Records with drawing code
===
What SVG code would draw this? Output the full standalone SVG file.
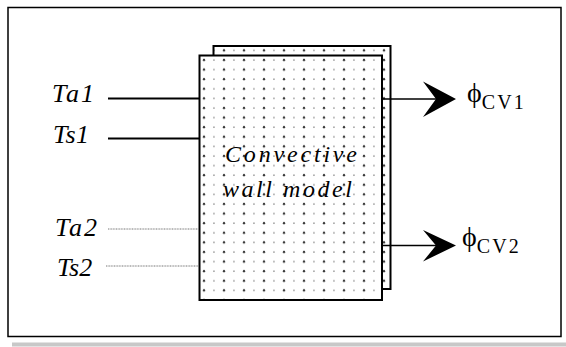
<svg xmlns="http://www.w3.org/2000/svg" width="566" height="347" viewBox="0 0 566 347">
<style>
.lbl{font-family:"Liberation Serif","DejaVu Serif",serif;font-style:italic;font-size:26px;fill:#000}
.mid{font-family:"Liberation Serif","DejaVu Serif",serif;font-style:italic;font-size:24px;fill:#000}
.phi{font-family:"Liberation Serif","DejaVu Serif",serif;font-size:28px;fill:#000}
.sub{font-family:"Liberation Serif","DejaVu Serif",serif;font-size:20px;fill:#000}
.box{fill:url(#dots);stroke:#000;stroke-width:2}
.solid{stroke:#000;stroke-width:1.8;fill:none}
.thin{stroke:#777;stroke-width:1;stroke-dasharray:1 0.6;fill:none}
.out{stroke:#000;stroke-width:1.5;fill:none}
.head{fill:#000;stroke:none}
</style>
<defs>
<pattern id="dots" patternUnits="userSpaceOnUse" x="201" y="57" width="20" height="9.6">
<rect width="20" height="9.6" fill="#fff"/>
<circle cx="3" cy="3" r="1.2" fill="#3a3a3a"/>
<rect x="12.2" y="2.5" width="1.5" height="1" fill="#666"/>
</pattern>
</defs>
<rect width="566" height="347" fill="#fff"/>
<rect id="frame" x="8" y="7.5" width="553" height="329" fill="none" stroke="#000" stroke-width="1.5"/>
<rect x="12" y="342.5" width="554" height="4" fill="#c8c8c8"/>
<g id="wall-model">
<rect class="box" x="213.5" y="46" width="177" height="243"/>
<rect class="box" x="199.5" y="55.5" width="182.5" height="244.5"/>
<text class="mid" x="225" y="162" textLength="132" lengthAdjust="spacing">Convective</text>
<text class="mid" x="223" y="197" textLength="129" lengthAdjust="spacing">wall model</text>
</g>
<g id="in-ta1"><text class="lbl" x="52" y="101.5" textLength="42" lengthAdjust="spacing">Ta1</text></g>
<g id="in-ts1"><text class="lbl" x="53" y="142.5" textLength="36" lengthAdjust="spacing">Ts1</text></g>
<g id="in-ta2"><text class="lbl" x="55" y="236" textLength="42" lengthAdjust="spacing">Ta2</text></g>
<g id="in-ts2"><text class="lbl" x="57" y="275.5" font-size="29">Ts2</text></g>
<g id="out-cv1"><text class="phi" x="467" y="102">ϕ<tspan class="sub" dy="7" textLength="42" lengthAdjust="spacing">CV1</tspan></text></g>
<g id="out-cv2"><text class="phi" x="462" y="246">ϕ<tspan class="sub" dy="7" textLength="42" lengthAdjust="spacing">CV2</tspan></text></g>
<g id="connectors">
<line class="solid" x1="108" y1="98.5" x2="199" y2="98.5"/>
<line class="solid" x1="108" y1="138.5" x2="199" y2="138.5"/>
<line class="thin" x1="108" y1="229" x2="199" y2="229"/>
<line class="thin" x1="106" y1="266" x2="199" y2="266"/>
<line class="out" x1="383" y1="99" x2="438" y2="99"/>
<polygon class="head" points="423,81.5 456,99 423,117 436,99"/>
<line class="out" x1="383" y1="245.5" x2="438" y2="245.5"/>
<polygon class="head" points="423,230 456,245.5 423,261.5 436,245.5"/>
</g>
</svg>
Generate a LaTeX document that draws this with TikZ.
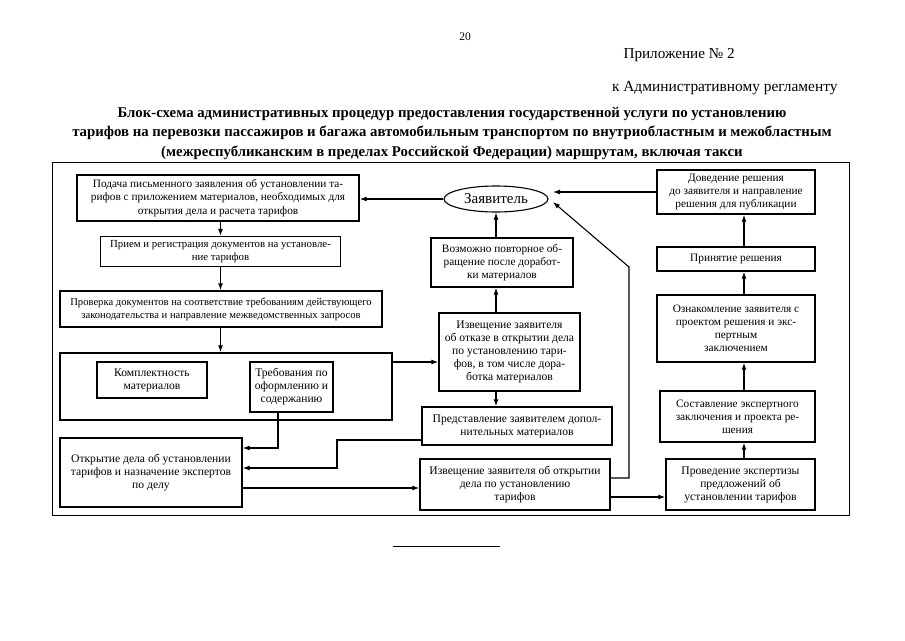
===
WRITTEN TASK
Working from the lines above, reproduce the material exactly and exclude its pictures.

FINAL ANSWER
What SVG code would draw this? Output the full standalone SVG file.
<svg xmlns="http://www.w3.org/2000/svg" width="566" height="347" viewBox="0 0 566 347">
<style>
.lbl{font-family:"Liberation Serif","DejaVu Serif",serif;font-style:italic;font-size:26px;fill:#000}
.mid{font-family:"Liberation Serif","DejaVu Serif",serif;font-style:italic;font-size:24px;fill:#000}
.phi{font-family:"Liberation Serif","DejaVu Serif",serif;font-size:28px;fill:#000}
.sub{font-family:"Liberation Serif","DejaVu Serif",serif;font-size:20px;fill:#000}
.box{fill:url(#dots);stroke:#000;stroke-width:2}
.solid{stroke:#000;stroke-width:1.8;fill:none}
.thin{stroke:#777;stroke-width:1;stroke-dasharray:1 0.6;fill:none}
.out{stroke:#000;stroke-width:1.5;fill:none}
.head{fill:#000;stroke:none}
</style>
<defs>
<pattern id="dots" patternUnits="userSpaceOnUse" x="201" y="57" width="20" height="9.6">
<rect width="20" height="9.6" fill="#fff"/>
<circle cx="3" cy="3" r="1.2" fill="#3a3a3a"/>
<rect x="12.2" y="2.5" width="1.5" height="1" fill="#666"/>
</pattern>
</defs>
<rect width="566" height="347" fill="#fff"/>
<rect id="frame" x="8" y="7.5" width="553" height="329" fill="none" stroke="#000" stroke-width="1.5"/>
<rect x="12" y="342.5" width="554" height="4" fill="#c8c8c8"/>
<g id="wall-model">
<rect class="box" x="213.5" y="46" width="177" height="243"/>
<rect class="box" x="199.5" y="55.5" width="182.5" height="244.5"/>
<text class="mid" x="225" y="162" textLength="132" lengthAdjust="spacing">Convective</text>
<text class="mid" x="223" y="197" textLength="129" lengthAdjust="spacing">wall model</text>
</g>
<g id="in-ta1"><text class="lbl" x="52" y="101.5" textLength="42" lengthAdjust="spacing">Ta1</text></g>
<g id="in-ts1"><text class="lbl" x="53" y="142.5" textLength="36" lengthAdjust="spacing">Ts1</text></g>
<g id="in-ta2"><text class="lbl" x="55" y="236" textLength="42" lengthAdjust="spacing">Ta2</text></g>
<g id="in-ts2"><text class="lbl" x="57" y="275.5" font-size="29">Ts2</text></g>
<g id="out-cv1"><text class="phi" x="467" y="102">ϕ<tspan class="sub" dy="7" textLength="42" lengthAdjust="spacing">CV1</tspan></text></g>
<g id="out-cv2"><text class="phi" x="462" y="246">ϕ<tspan class="sub" dy="7" textLength="42" lengthAdjust="spacing">CV2</tspan></text></g>
<g id="connectors">
<line class="solid" x1="108" y1="98.5" x2="199" y2="98.5"/>
<line class="solid" x1="108" y1="138.5" x2="199" y2="138.5"/>
<line class="thin" x1="108" y1="229" x2="199" y2="229"/>
<line class="thin" x1="106" y1="266" x2="199" y2="266"/>
<line class="out" x1="383" y1="99" x2="438" y2="99"/>
<polygon class="head" points="423,81.5 456,99 423,117 436,99"/>
<line class="out" x1="383" y1="245.5" x2="438" y2="245.5"/>
<polygon class="head" points="423,230 456,245.5 423,261.5 436,245.5"/>
</g>
</svg>
Generate a LaTeX document that draws this with TikZ.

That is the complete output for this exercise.